There is only one confusion left (I will use HTML in this mail, in order
to display better the following table).
I'd say the Google Group interface (or your Emacs mail client) had managed to
produce a fully-readable ASCII representation of this table ;-)
| HG | Git | comment |
|----------+-----------------------+----------------------------------------|
| hg ci | git ci -a | commit all changes at once |
|----------+-----------------------+----------------------------------------|
| hg ci -i | git ci (?) | commit interactive some-or-all-changes |
| | or git add -i git ci | |
| | or git -i | |
While the first row is clear, the second is not clear to me.
And I think this is why users are from time to time confused. Once
understood maybe it is best to have an alias
1. for the interactive commit
2. and one for the commit all changes
I'm not sure I quite follow your logic here; let me explain.
If I'm absolutely positive about what I want to commit - say I did a
reasonably trivial change which did not involve adding new files or removing
existing - I just do
git commit -a
and call it a day.
If, on the other hand, I'm about to _craft_ a synthetic commit out of the
changes currently present in the work three, I "switch" into a much more
rigorous mode of operation. I usually start with
git add -up
which means "add changes in the files which were updated (-u, --update), on a
hunk-by-hunk basis (-p, --patch)", then manually select which hunks to stage
(sometimes I split the hunks as I go (Git allows to do that) and edit the
hunks about to be applied). Then I _always_ inspect what the staged changes
look like - by running `git diff --staged`, - inspect the changes which a
still in the work tree (`git diff`, `git status`).

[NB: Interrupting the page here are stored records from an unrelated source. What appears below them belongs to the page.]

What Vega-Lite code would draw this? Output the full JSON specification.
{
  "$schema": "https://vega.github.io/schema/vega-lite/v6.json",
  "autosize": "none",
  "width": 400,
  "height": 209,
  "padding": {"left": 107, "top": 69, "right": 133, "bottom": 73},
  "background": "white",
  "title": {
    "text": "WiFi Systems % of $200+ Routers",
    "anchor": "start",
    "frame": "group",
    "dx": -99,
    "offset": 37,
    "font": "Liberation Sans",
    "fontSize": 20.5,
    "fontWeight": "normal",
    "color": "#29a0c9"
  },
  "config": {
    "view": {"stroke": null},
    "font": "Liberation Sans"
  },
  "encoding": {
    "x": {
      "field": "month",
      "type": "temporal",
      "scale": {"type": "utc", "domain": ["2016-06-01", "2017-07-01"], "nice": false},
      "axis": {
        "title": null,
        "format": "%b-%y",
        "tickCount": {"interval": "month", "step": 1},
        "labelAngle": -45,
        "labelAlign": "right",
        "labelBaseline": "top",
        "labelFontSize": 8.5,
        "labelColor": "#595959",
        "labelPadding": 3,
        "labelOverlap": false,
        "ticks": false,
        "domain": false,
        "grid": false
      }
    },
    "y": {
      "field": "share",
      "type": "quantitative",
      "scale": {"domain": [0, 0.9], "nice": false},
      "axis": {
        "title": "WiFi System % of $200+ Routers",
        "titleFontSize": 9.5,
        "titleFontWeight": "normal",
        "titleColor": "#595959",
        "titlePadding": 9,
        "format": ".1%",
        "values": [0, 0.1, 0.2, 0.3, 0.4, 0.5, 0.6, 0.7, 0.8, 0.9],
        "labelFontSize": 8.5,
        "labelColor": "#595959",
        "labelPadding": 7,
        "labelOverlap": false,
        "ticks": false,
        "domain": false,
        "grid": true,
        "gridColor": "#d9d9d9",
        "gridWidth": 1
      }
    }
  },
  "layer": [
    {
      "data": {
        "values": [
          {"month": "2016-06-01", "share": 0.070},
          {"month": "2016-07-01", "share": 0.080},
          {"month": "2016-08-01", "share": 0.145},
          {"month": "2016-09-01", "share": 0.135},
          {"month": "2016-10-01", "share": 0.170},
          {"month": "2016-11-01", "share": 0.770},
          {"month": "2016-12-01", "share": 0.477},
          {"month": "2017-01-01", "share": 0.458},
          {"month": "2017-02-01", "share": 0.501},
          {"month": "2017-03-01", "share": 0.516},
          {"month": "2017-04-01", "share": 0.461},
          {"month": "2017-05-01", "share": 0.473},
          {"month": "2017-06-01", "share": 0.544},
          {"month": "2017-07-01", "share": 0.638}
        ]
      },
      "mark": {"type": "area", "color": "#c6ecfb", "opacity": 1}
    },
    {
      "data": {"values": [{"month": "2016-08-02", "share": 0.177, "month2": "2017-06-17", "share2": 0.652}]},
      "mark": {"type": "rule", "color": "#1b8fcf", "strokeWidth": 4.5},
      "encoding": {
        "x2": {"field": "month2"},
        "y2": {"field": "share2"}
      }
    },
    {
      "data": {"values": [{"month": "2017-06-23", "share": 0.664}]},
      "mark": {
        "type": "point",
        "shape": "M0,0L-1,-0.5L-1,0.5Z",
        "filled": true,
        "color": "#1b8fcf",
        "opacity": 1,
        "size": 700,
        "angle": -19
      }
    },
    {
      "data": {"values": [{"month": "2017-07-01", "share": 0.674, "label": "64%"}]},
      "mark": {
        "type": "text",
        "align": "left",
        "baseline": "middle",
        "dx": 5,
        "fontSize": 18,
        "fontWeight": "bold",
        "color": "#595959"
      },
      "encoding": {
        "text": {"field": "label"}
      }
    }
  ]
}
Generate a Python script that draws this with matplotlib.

Quite often I also verify whether the currently staged changes are "good to
the machine" and not to my naked eye; to do that I run
git stash --keep-index
which saves away the changes in the work tree which are not in the index and
then removes them from the work tree (so the work tree matches the state in
the staging area) and then build the project / run source code linters and
tests etc. If all is well, I commit and then "pop" the stashed state back.
IOW, I consider the case of crafting a commit as requiring an approach with
which you cannot cut corners: you should make sure your commit is sensible on
all accounts, and this means even if Git were to have something like
`hg ci -i`, I am not sure I would use it: I need to examine the state I made
before I commit it.
On the other hand, since Git has interactive rebasing (history editing), it's
OK to follow another path: create a string of commits which look OK - or may
be even commits with known deficiences - and then rebase the resulting series
with additional editing of the known-not-so-good commits.